Der baden-württembergische Landtag unterhält seit vielen Jahren ein Informationszentrum mit Bibliothek, einem bestens gepflegten Archiv und freundlichen Beschäftigten. Wer Fragen hat zur jüngeren oder älteren Geschichte des Landes, zu Regierungen oder Parlament, erhält hier rasch eine Antwort. Es sei denn, es geht um Tanja Gönner, die vor fünf Jahren Umwelt- und Verkehrsministerin in der Regierung Mappus war. Da gibt es überraschenderweise eine Lücke in der Dokumentation.

Wieso Unterlagen fehlen, ist ungeklärt. Jedenfalls lässt sich nicht mehr detailliert anhand der Berichterstattung in den Tageszeitungen des Landes nachvollziehen, welche Themen Gönner wann beschäftigt haben im Jahr 2010 und den ersten Monaten 2011, über welche Auftritte wo und wie berichtet wurde, welche Interviews sie gab. Verwunderlich ist, dass es sich auf den Tag genau um den Zeitraum vom Amtsantritt als Ministerin im Kabinett von Stefan Mappus bis zum Tag nach dem Machtverlust am 27. März 2011 handelt, ein Zufall ist schon allein deshalb alles andere als wahrscheinlich.

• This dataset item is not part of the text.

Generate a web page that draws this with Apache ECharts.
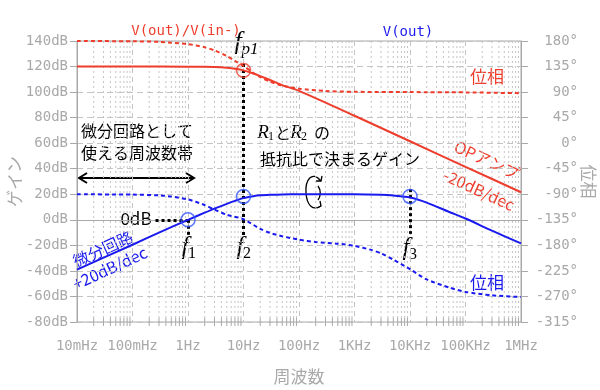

Aus den Protokollen der Plenarsitzungen des Parlaments geht hervor, wie sehr sie sich die machtbewusste Christdemokratin aus Oberschwaben für das Milliardenprojekt aus dem Fenster gehängt hat. Wie sehr sie die Erwartungen des neuen Ministerpräsidenten erfüllen wollte, der dem CDU-Innenminister Heribert Rech die Zuständigkeit für Stuttgart 21 entzogen hatte, um sie seiner engsten politischen Weggefährtin zu überantworten. Nach der Geißler'schen Schlichtung, per Live-Übertagung einem Millionenpublikum zugänglich gemacht, wird die FAZ die Hoffnungsträgerin zur bekanntesten Politikerin aus dem Südwesten erklären, unter der Überschrift "Unbeirrbar, unversöhnlich, unabkömmlich".

Schon in Bälde werden solche und andere Einschätzungen noch einmal den Realitätstest bestehen müssen. Die vom parlamentarischen Untersuchungsausschuss "Schlossgarten II" beim Stuttgarter Amtsgericht in Auftrag gegebene Trennung der ministeriellen Mails von Gönners Privatpost ist abgeschlossen. Der Vorsitzende des Gremiums, Jürgen Filius (Grüne), will die seit Monaten unterbrochenen Beratungen – nach Lektüre des Schriftverkehrs – in der ersten Dezemberwoche wieder aufnehmen.

Es geht um Mails von August 2010 bis Januar 2012

Vorliegen wird die digitale Kommunikation aus den Monaten August 2010 bis Januar 2012. Gönner war in dieser Zeit mit vielen Themen befasst, von der Stilllegung des AKW in Obrigheim bis zum Streit mit den Hausbesitzern über das neue, bundesweit bis dato einmalige Erneuerbare-Wärme-Gesetz, vom Fluglärm in Südbaden bis zur Diskussion um ihre Rolle als Vertraute der Kanzlerin und ihre Chancen in möglichen künftigen schwarz-grünen Bundesregierungen.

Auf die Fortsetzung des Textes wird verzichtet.